What happens when lawyers divorce?

On Behalf of | Apr 6, 2023 | Family Law |

Divorce is never easy, but it can be especially difficult for lawyers. Virginia lawyers are often involved in high-conflict, high-stakes and high-profile cases that can affect their personal and professional lives. Moreover, lawyers have complex financial situations that involve multiple income streams, large assets, debts and tax implications. This means that divorcing lawyers face challenges and considerations that others may not face when divorcing in Virginia.

Litigation, of course

One of the main challenges for lawyers divorcing is the potential for litigation. Lawyers are trained to advocate for their clients and to protect their interests in court.

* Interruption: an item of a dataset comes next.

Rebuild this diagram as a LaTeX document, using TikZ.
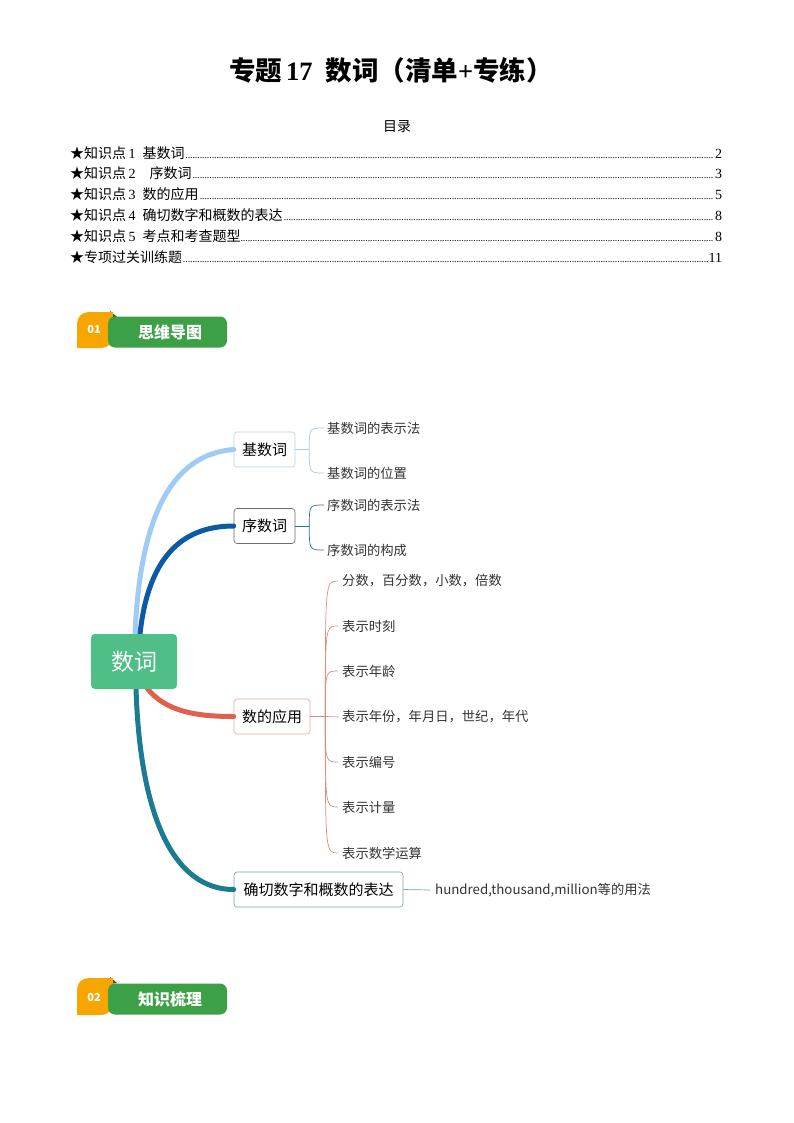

However, when lawyers become the parties in a divorce case, they may find it hard to detach themselves from their emotions and to negotiate with their spouses in a cooperative and respectful manner. Litigation can be costly, time-consuming and stressful for both parties and their children. It can also damage the reputation and credibility of the lawyers involved. Therefore, lawyers divorcing should consider alternative dispute resolution methods, such as mediation or collaborative law, that can help them resolve their issues amicably and privately.

Assets and debts

Another challenge for lawyers divorcing is the division of assets and debts. Lawyers may have accumulated a large number of assets during their marriage, such as real estate, retirement accounts, investments, business interests, professional licenses and goodwill. They may also have incurred significant debts, such as student loans, mortgages, credit cards and legal fees.

Virginia is an equitable distribution state, which means that the court will divide the marital property and debts according to what is fair and reasonable under the circumstances. However, determining what is marital and what is separate property can be complicated and contentious for lawyers divorcing.

For example, if one spouse contributed to the other spouse’s education or career advancement during the marriage, they may be entitled to a share of the enhanced earning capacity or goodwill of the other spouse. Likewise, if one spouse used marital funds to pay off their premarital debts or to invest in their separate property, they may have commingled or transmuted their assets and debts.

Spousal support and child support

A third challenge for lawyers divorcing is the determination of spousal and child support. Lawyers may have multiple income streams from different sources, such as salaries, bonuses, commissions, fees, dividends, royalties and distributions. They may also have variable or fluctuating income, depending on their caseloads, billable hours, contingency fees and business profits. These factors can make it difficult to calculate the gross income of each spouse for the purposes of spousal support and child support.